• _Given problem_
Take the listing from its first line through the line that contains "import pandas as pd" and please retype those lines exactly, leaving out the pictures.

────────

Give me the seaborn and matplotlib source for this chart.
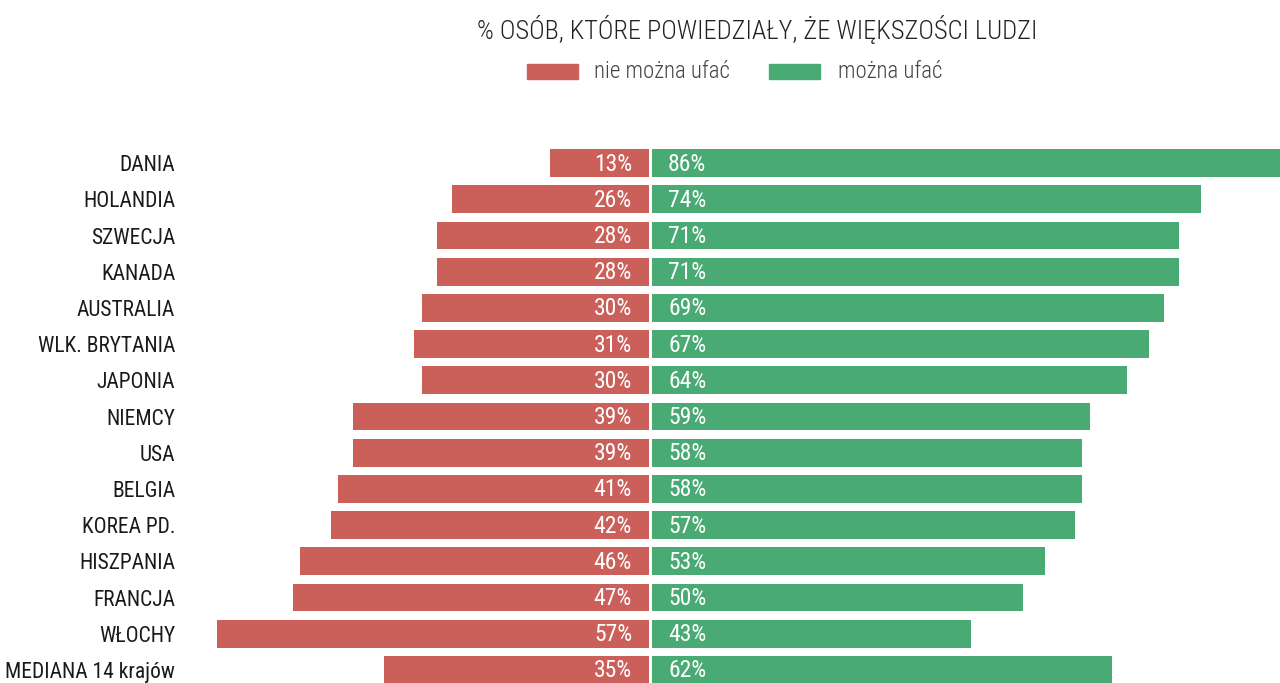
import matplotlib
matplotlib.use("Agg")
import matplotlib.pyplot as plt
from matplotlib.patches import Rectangle
import seaborn as sns
import pandas as pd

countries = ["DANIA", "HOLANDIA", "SZWECJA", "KANADA", "AUSTRALIA", "WLK. BRYTANIA",
             "JAPONIA", "NIEMCY", "USA", "BELGIA", "KOREA PD.", "HISZPANIA",
             "FRANCJA", "WŁOCHY", "MEDIANA 14 krajów"]
cannot_trust = [13, 26, 28, 28, 30, 31, 30, 39, 39, 41, 42, 46, 47, 57, 35]
can_trust = [86, 74, 71, 71, 69, 67, 64, 59, 58, 58, 57, 53, 50, 43, 62]

RED = "#CB5F5A"
GREEN = "#4AAA74"

sns.set_style("white")
plt.rcParams["font.family"] = ["Roboto Condensed", "DejaVu Sans"]

df = pd.DataFrame({"country": countries, "nie": cannot_trust, "tak": can_trust})
df["nie_neg"] = -df["nie"]

fig = plt.figure(figsize=(12.8, 6.83), dpi=100)
bottom, height = -5 / 683, 543 / 683
ax_l = fig.add_axes([185 / 1280, bottom, 464 / 1280, height])
ax_r = fig.add_axes([652 / 1280, bottom, 628 / 1280, height], sharey=ax_l)

# left and right halves get their own scale, as in the original
sns.barplot(data=df, x="nie_neg", y="country", order=countries, orient="h",
            color=RED, width=0.77, linewidth=0, ax=ax_l, saturation=1)
sns.barplot(data=df, x="tak", y="country", order=countries, orient="h",
            color=GREEN, width=0.77, linewidth=0, ax=ax_r, saturation=1)

ax_l.set_xlim(-464 / 7.58, 0)
ax_r.set_xlim(0, 628 / 7.42)
ax_l.set_ylim(len(countries) - 0.5, -0.5)

for i, (r, g) in enumerate(zip(cannot_trust, can_trust)):
    ax_l.text(-17 / 7.58, i + 0.03, f"{r}%", ha="right", va="center", color="white",
              fontsize=17)
    ax_r.text(16 / 7.42, i + 0.03, f"{g}%", ha="left", va="center", color="white",
              fontsize=17)

for ax in (ax_l, ax_r):
    ax.set_xlabel("")
    ax.set_ylabel("")
    ax.set_xticks([])
    sns.despine(ax=ax, left=True, bottom=True)
ax_l.tick_params(axis="y", length=0, pad=7, labelsize=15.5, colors="#1a1a1a")
ax_r.tick_params(axis="y", length=0, labelleft=False)

fig.text(757 / 1280, 1 - 30 / 683, "% OSÓB, KTÓRE POWIEDZIAŁY, ŻE WIĘKSZOŚCI LUDZI",
         ha="center", va="center", fontsize=19, fontweight="light", color="#222222")

# legend
fig.patches.append(Rectangle((527 / 1280, 1 - 79 / 683), 51 / 1280, 15 / 683,
                             transform=fig.transFigure, color=RED, figure=fig))
fig.text(594 / 1280, 1 - 71 / 683, "nie można ufać", ha="left", va="center",
         fontsize=16.5, fontweight="light", color="#444444")
fig.patches.append(Rectangle((769 / 1280, 1 - 79 / 683), 51 / 1280, 15 / 683,
                             transform=fig.transFigure, color=GREEN, figure=fig))
fig.text(838 / 1280, 1 - 71 / 683, "można ufać", ha="left", va="center",
         fontsize=16.5, fontweight="light", color="#444444")

fig.savefig("out.png", dpi=100)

────────

• _Final result_
Give me the seaborn and matplotlib source for this chart.
import matplotlib
matplotlib.use("Agg")
import matplotlib.pyplot as plt
from matplotlib.patches import Rectangle
import seaborn as sns
import pandas as pd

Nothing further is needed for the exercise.